N° 85.
THE RAMBLER.
181
For my part, whenever chance brings within my observation a knot of misses busy at their needles, I consider myself as in the school of virtue; and though I have no extraordinary skill in plain work or embroidery, look upon their operations with as much satisfaction as their governess, because I regard them as providing a security against the most dangerous ensnarers of the soul, by enabling themselves to exclude idleness from their solitary moments, and with idleness her attendant train of passions, fancies, and chimeras, fears, sorrows, and desires. Ovid and Cervantes will inform them that love has no power but over those whom he catches unemployed; and Hector, in the Iliad, when he sees Andromache overwhelmed with terrors, sends her for consolation to the loom and the distaff.

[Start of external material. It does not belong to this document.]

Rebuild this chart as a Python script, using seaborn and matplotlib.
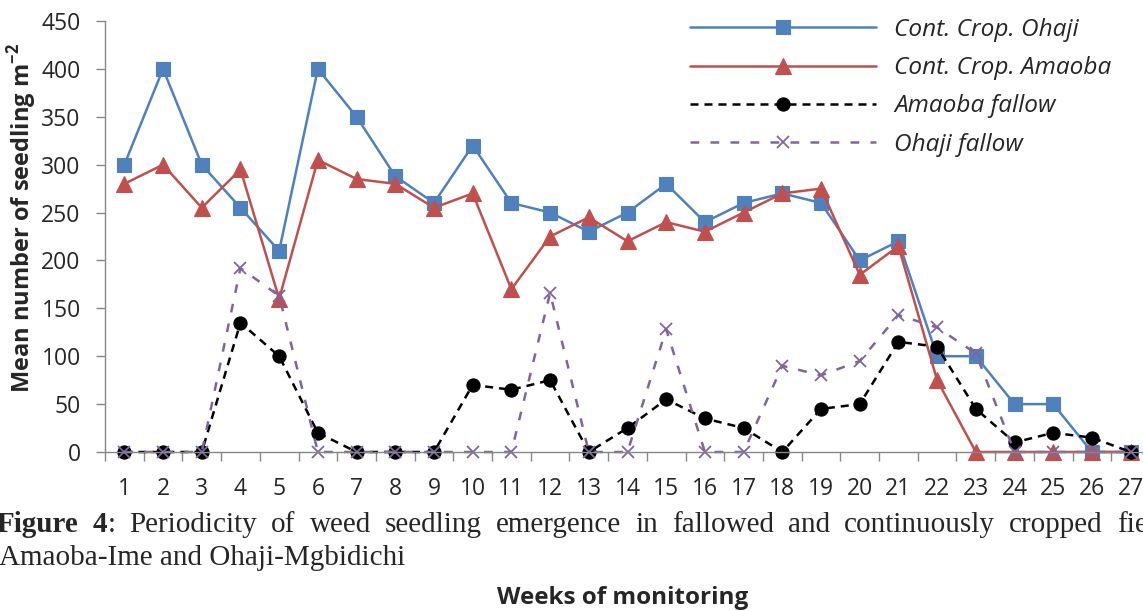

It is certain that any wild wish or vain imagination never takes such firm possession of the mind, as when it is found empty and unoccupied. The old peripatetick principle, that Nature abhors a vacuum, may be properly applied to the intellect, which will embrace any thing, however absurd or criminal, rather than be wholly without an object. Perhaps every man may date the predominance of those desires that disturb his life and contaminate his conscience, from some unhappy hour when too much leisure exposed him to their incursions; for he has lived with little observation either on himself or others, who does not know that to be idle is to be vicious.